I love the idea though, and this is definitely one to keep an eye on as it progresses.


Posted at 12:07 am by Jim Woods



Wednesday June 4 2003

Browsers. All I seem to talk about. Browsers.

Hi! Time for your harangue on the topic of browsers, campers. I can now report, after thrashing it mercilessly for a few days, that SlimBrowser works well. Well enough for anyone to cheerfully use it as their day-to-day browser in fact. The only thing I'd complain about personally is that there is the need to hold down a key when clicking on a link to be opened in a new tab. Doesn't suit the way I work too well. I prefer MyIE2's middle button method, and so will probably continue to use that. MyIE2 has a permanent link in the right hand column of this blog...

Two problems seem to occur with MyIE2. The first, a failure to always alphabetically sort favourites correctly on the menu, I have sorted (excuse the pun) by hacking the "Links" group out of the favourites folder by hand. Seems these system-created, and largely space-wasting, entries on the favourites menu can cause a lot of nuisance; doesn't happen with other IE-based browsers though, so bad wicked naughty MyIE2 in this respect. Also, MyIE2 crashes frequently on exit on my system. It doesn't seem to really mean anything by it, and it makes no mess, but it's still a little disconcerting. I'm still trying to nut this one out. Reinstallation doesn't seem to be the answer. Stay tuned...

The ability to open links in new tabs on the middle mouse button, and the ability to list all the links in a page on a separate menu are still persuasive features of MyIE2 for me.


Posted at 4:18 am by Jim Woods



Tuesday June 3 2003

Trepia

This Trepia is a neat bit of software. It works like any other instant messenger (AOL, MSN etc), but it takes into account geographical proximity of users. So if you're using wireless networking on your laptop - as it seems everyone except me is these days - you can meet people in your proximity, check their profiles for common interests and so forth.
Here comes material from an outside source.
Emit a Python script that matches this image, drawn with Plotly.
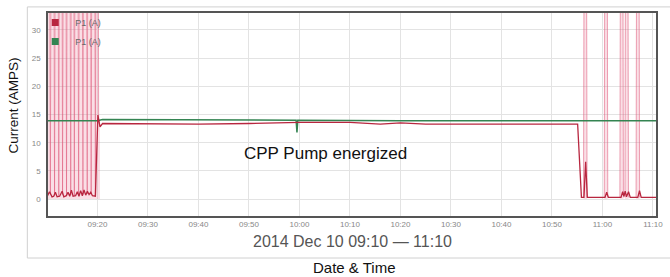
import plotly.graph_objects as go

DATE = "2014-12-10 "

# Main P1 (A) current series (red)
red_times = ["09:10:00", "09:10:30", "09:11:00", "09:11:20", "09:11:40", "09:12:00", "09:12:30",
             "09:13:00", "09:13:20", "09:13:50", "09:14:10", "09:14:30", "09:14:50", "09:15:10",
             "09:15:40", "09:16:00", "09:16:20", "09:16:40", "09:17:00", "09:17:20", "09:17:40",
             "09:18:00", "09:18:20", "09:18:40", "09:19:00", "09:19:20", "09:19:35", "09:20:05",
             "09:20:30", "09:21:00", "09:30:00", "09:40:00", "09:50:00", "09:55:00", "10:00:00",
             "10:10:00", "10:13:00", "10:16:00", "10:20:00", "10:25:00", "10:35:00", "10:45:00",
             "10:55:05", "10:55:50", "10:56:20", "10:56:40", "10:57:00", "11:00:30", "11:00:50",
             "11:01:10", "11:03:40", "11:04:00", "11:04:15", "11:04:30", "11:04:45", "11:05:10",
             "11:05:30", "11:07:00", "11:07:20", "11:07:40", "11:11:00"]
red_vals = [0.4, 1.3, 0.4, 0.5, 1.2, 0.4, 0.5,
            1.4, 0.4, 0.6, 1.2, 0.5, 1.6, 0.5,
            0.6, 1.3, 0.5, 1.5, 0.6, 1.6, 0.7,
            1.4, 0.8, 1.2, 0.6, 0.5, 0.5, 14.9,
            12.8, 13.4, 13.3, 13.3, 13.4, 13.5, 13.6,
            13.6, 13.4, 13.3, 13.5, 13.3, 13.3, 13.3,
            13.3, 0.3, 0.3, 6.6, 0.3, 0.3, 1.2,
            0.3, 0.3, 1.3, 0.5, 1.4, 0.4, 1.3,
            0.3, 0.3, 1.5, 0.3, 0.3]

# Off-scale spikes of P1 (A) (drawn as light pink bands); None separates bursts
spike_times = ["09:10:12", "09:10:40", "09:11:05", "09:11:30", "09:11:55", "09:12:20", "09:12:45",
               "09:13:05", "09:13:30", "09:13:52", "09:14:15", "09:14:42", "09:15:05", "09:15:25",
               "09:15:50", "09:16:16", "09:16:40", "09:17:07", "09:17:30", "09:17:58", "09:18:20",
               "09:18:45", "09:19:10", "09:19:35", "09:19:55", "09:20:14", "09:20:30", None,
               "10:56:15", "10:56:36", "10:56:57", None,
               "11:00:21", "11:00:42", "11:01:03", None,
               "11:03:27", "11:03:48", "11:04:09", None,
               "11:04:27", "11:04:48", "11:05:09", None,
               "11:06:39", "11:07:00", "11:07:21"]
spike_vals = [150, 0.8, 150, 0.6, 150, 0.5, 150,
              0.8, 150, 0.6, 150, 0.7, 150, 0.6,
              150, 0.8, 150, 0.8, 150, 0.9, 150,
              0.8, 150, 0.6, 150, 14.0, 13.0, None,
              0.3, 150, 0.3, None,
              0.3, 150, 0.3, None,
              0.3, 150, 0.3, None,
              0.3, 150, 0.3, None,
              0.3, 150, 0.3]

# Second P1 (A) series (green)
green_times = ["09:10:00", "09:20:00", "09:21:00", "09:40:00", "09:59:20", "09:59:30", "09:59:40",
               "10:20:00", "10:40:00", "10:55:00", "11:11:00"]
green_vals = [13.9, 13.9, 14.1, 14.0, 14.0, 11.8, 14.0, 13.9, 13.9, 14.0, 13.9]

legend_names = ["P1 (A)", "P1 (A)"]
y_ticks = [0, 5, 10, 15, 20, 25, 30]

RED = "#b8263f"
GREEN = "#348452"
FONT = "Liberation Sans, Arial, sans-serif"


def ts(lst):
    return [DATE + t if t is not None else None for t in lst]


# split spike data into bursts
segments = []
cur_t, cur_v = [], []
for t, v in zip(spike_times, spike_vals):
    if t is None:
        if cur_t:
            segments.append((cur_t, cur_v))
        cur_t, cur_v = [], []
    else:
        cur_t.append(t)
        cur_v.append(v)
if cur_t:
    segments.append((cur_t, cur_v))

fig = go.Figure()

for seg_t, seg_v in segments:
    fig.add_trace(go.Scatter(
        x=ts(seg_t), y=seg_v, mode="lines", fill="tozeroy",
        fillcolor="rgba(236,120,150,0.24)",
        line=dict(color="rgba(222,90,122,0.55)", width=1),
        showlegend=False, hoverinfo="skip"))

fig.add_trace(go.Scatter(
    x=ts(green_times), y=green_vals, mode="lines",
    line=dict(color=GREEN, width=1.5), showlegend=False))

fig.add_trace(go.Scatter(
    x=ts(red_times), y=red_vals, mode="lines",
    line=dict(color=RED, width=1.3), showlegend=False))

# legend entries with square swatches
for name, col in zip(legend_names, [RED, GREEN]):
    fig.add_trace(go.Scatter(
        x=[None], y=[None], mode="markers", name=name,
        marker=dict(symbol="square", size=7, color=col)))

fig.update_layout(
    width=670, height=277,
    margin=dict(l=48, r=7, t=13, b=61),
    paper_bgcolor="white", plot_bgcolor="white",
    font=dict(family=FONT, color="#777", size=8),
    legend=dict(x=-0.021, y=1.025, xanchor="left", yanchor="top",
                bgcolor="rgba(0,0,0,0)", font=dict(size=9, color="#666"),
                itemwidth=30),
    showlegend=True,
)

fig.update_xaxes(
    range=[DATE + "09:10:12", DATE + "11:10:36"],
    tickformat="%H:%M", dtick=600000, tick0=DATE + "09:10:00",
    showgrid=True, gridcolor="#e3e3e3", gridwidth=1,
    showline=True, linecolor="#555", linewidth=1.5, mirror=True,
    ticks="", tickfont=dict(size=8, color="#888"), zeroline=False)

fig.update_yaxes(
    range=[-3, 33], tickvals=y_ticks,
    showgrid=True, gridcolor="#e3e3e3", gridwidth=1,
    showline=True, linecolor="#555", linewidth=1.5, mirror=True,
    ticks="", tickfont=dict(size=8, color="#888"), zeroline=False,
    ticklabelstandoff=4)

# outer frame of the chart panel
fig.add_shape(type="rect", xref="paper", yref="paper",
              x0=-0.034, x1=1.03, y0=-0.207, y1=1.03,
              line=dict(color="#d0d0d0", width=1), layer="below")

fig.add_annotation(text="Current (AMPS)", xref="paper", yref="paper",
                   x=(13 - 48) / 615, y=(216 - 105) / 203, xanchor="center", yanchor="middle",
                   textangle=-90, showarrow=False,
                   font=dict(size=13.5, color="#111", family=FONT))
fig.add_annotation(text="2014 Dec 10 09:10 \u2014 11:10", xref="paper", yref="paper",
                   x=(356 - 48) / 615, y=(216 - 241) / 203, xanchor="center", yanchor="middle",
                   showarrow=False,
                   font=dict(size=16, color="#555", family=FONT))
fig.add_annotation(text="Date & Time", xref="paper", yref="paper",
                   x=(358 - 48) / 615, y=(216 - 267) / 203, xanchor="center", yanchor="middle",
                   showarrow=False,
                   font=dict(size=15, color="#111", family=FONT))
fig.add_annotation(text="CPP Pump energized", xref="paper", yref="paper",
                   x=(329 - 48) / 615, y=(216 - 154) / 203, xanchor="center", yanchor="middle",
                   showarrow=False,
                   font=dict(size=17, color="#111", family=FONT))

fig.write_html("out.html", config={"displayModeBar": False},
               post_script="document.body.style.margin='0px';")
The requirements are pretty simple: a PC and an internet connection, according the the rather skimpy website. It's not made too clear whether you need wireless. On my machine, running broadband, the client will not recognise that I am online. I hope to get to the bottom of this (and meet a geekette or two perhaps).
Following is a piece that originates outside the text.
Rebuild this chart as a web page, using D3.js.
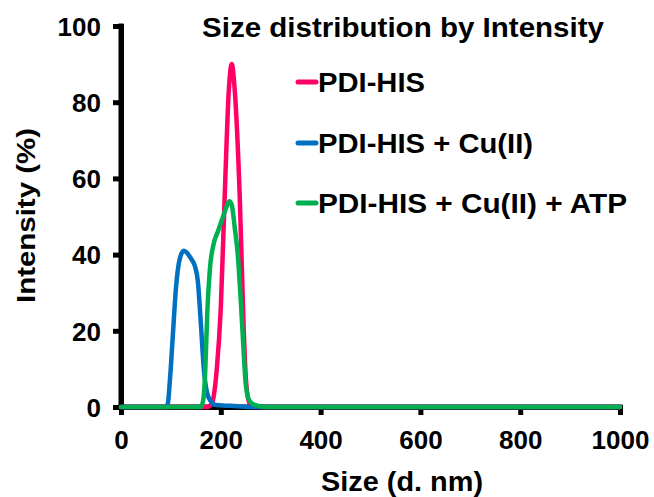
<!DOCTYPE html>
<html>
<head>
<meta charset="utf-8">
<script src="https://cdn.jsdelivr.net/npm/d3@7"></script>
<style>
  html, body { margin: 0; padding: 0; background: #fff; }
  svg { display: block; }
  text { font-family: "Liberation Sans", Arial, sans-serif; font-weight: bold; fill: #000; }
  .domain { stroke: #000 !important; stroke-width: 5px !important; }
  .tick line { stroke: #000 !important; stroke-width: 5px !important; }
</style>
</head>
<body>
<svg id="chart" width="654" height="497"></svg>
<script>
// ---- data ----
const xTicks = [0, 200, 400, 600, 800, 1000];
const yTicks = [0, 20, 40, 60, 80, 100];

const seriesNames = ["PDI-HIS", "PDI-HIS + Cu(II)", "PDI-HIS + Cu(II) + ATP"];
const seriesColors = ["#FF0066", "#0070C0", "#00B050"];

const pdiSize = [0, 172, 180, 186, 192, 200, 208, 216, 222, 228, 238, 246, 250, 256, 262, 1000];
const pdiVal  = [0, 0, 0.5, 3, 10, 26, 56, 83, 90, 83, 55, 20, 8, 1.5, 0, 0];

const cuSize = [0, 90, 94, 98, 104, 110, 118, 126, 132, 140, 148, 154, 160, 166, 172, 180, 190, 220, 260, 1000];
const cuVal  = [0, 0, 1, 7, 19, 31, 39, 41, 40.5, 39, 37, 33, 22, 10, 4, 1.5, 0.5, 0.3, 0, 0];

const atpSize = [0, 160, 165, 169, 173, 178, 186, 194, 202, 210, 217, 222, 228, 234, 240, 246, 250, 256, 264, 275, 290, 1000];
const atpVal  = [0, 0, 2, 10, 25, 36, 43, 46, 49, 52, 54, 53, 47, 40, 28, 14, 6, 2, 0.8, 0.3, 0, 0];

const seriesSizes = [pdiSize, cuSize, atpSize];
const seriesValues = [pdiVal, cuVal, atpVal];

// ---- chart ----
const svg = d3.select("#chart");
const x = d3.scaleLinear().domain([0, 1000]).range([121, 620]);
const y = d3.scaleLinear().domain([0, 100]).range([407, 26]);

// axes
const xAxis = d3.axisBottom(x).tickValues(xTicks).tickFormat(d3.format("d")).tickSize(8).tickSizeOuter(0).tickPadding(16);
const yAxis = d3.axisLeft(y).tickValues(yTicks).tickFormat(d3.format("d")).tickSize(8).tickSizeOuter(0).tickPadding(12);

const gx = svg.append("g").attr("transform", `translate(0,${y(0)})`).call(xAxis);
const gy = svg.append("g").attr("transform", `translate(${x(0)},0)`).call(yAxis);

[gx, gy].forEach(g => {
  g.select(".domain").attr("stroke", "#000").attr("stroke-width", 5).attr("stroke-linecap", "square");
  g.selectAll(".tick line").attr("stroke", "#000").attr("stroke-width", 5);
  g.selectAll(".tick text").style("font-size", "26px").style("font-family", "'Liberation Sans', Arial, sans-serif").style("font-weight", "bold").style("fill", "#000");
});
gy.selectAll(".tick text").attr("dy", "0.36em");
gx.selectAll(".tick text").attr("dy", "0.71em");

// axis lines drawn from scale ranges (reinforce thickness)
svg.append("line")
  .attr("x1", x(0)).attr("x2", x(0)).attr("y1", y(0)).attr("y2", y(100))
  .attr("stroke", "#000").attr("stroke-width", 5).attr("stroke-linecap", "square");
svg.append("line")
  .attr("x1", x(0)).attr("x2", x(1000)).attr("y1", y(0)).attr("y2", y(0))
  .attr("stroke", "#000").attr("stroke-width", 5).attr("stroke-linecap", "square");

// lines
const line = d3.line().x(d => x(d[0])).y(d => y(d[1])).curve(d3.curveMonotoneX);
seriesNames.forEach((name, i) => {
  const pts = seriesSizes[i].map((s, j) => [s, seriesValues[i][j]]);
  svg.append("path")
    .datum(pts)
    .attr("d", line)
    .attr("fill", "none")
    .attr("stroke", seriesColors[i])
    .attr("stroke-width", 4.5)
    .attr("stroke-linejoin", "round")
    .attr("stroke-linecap", "round");
});

// title
svg.append("text")
  .attr("x", 202).attr("y", 37)
  .attr("textLength", 402).attr("lengthAdjust", "spacingAndGlyphs")
  .style("font-size", "27px")
  .text("Size distribution by Intensity");

// legend
const legendY = [82, 143, 203];
const legendLen = [107, 215, 309];
seriesNames.forEach((name, i) => {
  svg.append("line")
    .attr("x1", 298).attr("x2", 316)
    .attr("y1", legendY[i]).attr("y2", legendY[i])
    .attr("stroke", seriesColors[i]).attr("stroke-width", 5).attr("stroke-linecap", "round");
  svg.append("text")
    .attr("x", 318).attr("y", legendY[i] + 10)
    .attr("textLength", legendLen[i]).attr("lengthAdjust", "spacingAndGlyphs")
    .style("font-size", "27px")
    .text(name);
});

// axis labels
svg.append("text")
  .attr("x", 402).attr("y", 491)
  .attr("text-anchor", "middle")
  .attr("textLength", 162).attr("lengthAdjust", "spacingAndGlyphs")
  .style("font-size", "27px")
  .text("Size (d. nm)");

svg.append("text")
  .attr("transform", "translate(35,215.5) rotate(-90)")
  .attr("text-anchor", "middle")
  .attr("textLength", 175).attr("lengthAdjust", "spacingAndGlyphs")
  .style("font-size", "26px")
  .text("Intensity (%)");
</script>
</body>
</html>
If you use wireless, give it a spin and let me know how you get on!


Posted at 10:47 pm by Jim Woods



Monday June 2 2003

Nice SW France webcams

On this site here, when they're working...
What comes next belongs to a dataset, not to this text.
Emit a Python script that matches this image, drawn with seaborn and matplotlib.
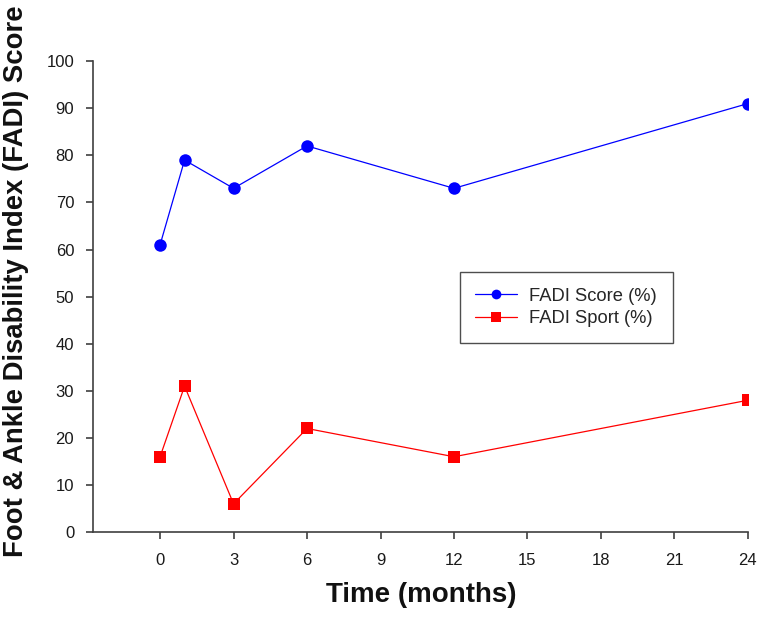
import matplotlib
matplotlib.use("Agg")
import matplotlib.pyplot as plt
import seaborn as sns
import pandas as pd

months = [0, 1, 3, 6, 12, 24]
fadi_score = [61, 79, 73, 82, 73, 91]
fadi_sport = [16, 31, 6, 22, 16, 28]
series_names = ["FADI Score (%)", "FADI Sport (%)"]
x_ticks = [0, 3, 6, 9, 12, 15, 18, 21, 24]
y_ticks = [0, 10, 20, 30, 40, 50, 60, 70, 80, 90, 100]

df = pd.DataFrame({
    "Time": months * 2,
    "Value": fadi_score + fadi_sport,
    "Series": [series_names[0]] * len(months) + [series_names[1]] * len(months),
})

sns.set_theme(style="ticks")
plt.rcParams["font.family"] = ["Liberation Sans", "DejaVu Sans"]

fig = plt.figure(figsize=(7.62, 6.18), dpi=100)
ax = fig.add_axes([0.122, 0.139, 0.8595, 0.762])

sns.lineplot(data=df, x="Time", y="Value", hue="Series", style="Series",
             palette={series_names[0]: "#0000ff", series_names[1]: "#ff0000"},
             markers={series_names[0]: "o", series_names[1]: "s"},
             dashes=False, linewidth=0.9, markersize=9, markeredgewidth=0,
             ax=ax)
for line in ax.get_lines():
    if line.get_marker() == "s":
        line.set_markersize(8)

ax.set_xlim(-2.74, 24)
ax.set_ylim(0, 100)
ax.set_xticks(x_ticks)
ax.set_yticks(y_ticks)
for s in ["top", "right"]:
    ax.spines[s].set_visible(False)
for s in ["left", "bottom"]:
    ax.spines[s].set_color("#404040")
    ax.spines[s].set_linewidth(1.2)
ax.tick_params(axis="both", direction="out", length=5, width=1.2, color="#404040",
               labelsize=12, labelcolor="#1a1a1a", pad=8.5)
ax.tick_params(axis="x", pad=10)

ax.set_xlabel("Time (months)", fontsize=20, fontweight="bold", color="#111111")
ax.xaxis.set_label_coords(0.5008, -0.106)
ax.set_ylabel("Foot & Ankle Disability Index (FADI) Score", fontsize=19.8,
              fontweight="bold", color="#111111")
ax.yaxis.set_label_coords(-0.118, 0.532)
ax.yaxis.label.set_va("center")

leg = ax.legend(loc="upper left", bbox_to_anchor=(0.560, 0.552), fontsize=13.2,
                frameon=True, fancybox=False, edgecolor="#222222",
                borderpad=0.85, borderaxespad=0, handlelength=2.3,
                handletextpad=0.65, labelspacing=0.3, title=None)
leg.get_frame().set_linewidth(1.0)
for h in leg.legend_handles:
    h.set_markersize(7)

fig.savefig("out.png", dpi=100)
Posted at 3:25 am by Jim Woods




Culture - yes, you love it!

I've just stumbled across the Levity website. I am at a bit of a loss to describe the content, other than to say that it's cultural stuff and much of it has looked pretty good from where I'm standing. Plenty of imaginative and insightful writing to be dug up on this one. And I quite liked the site design for some reason.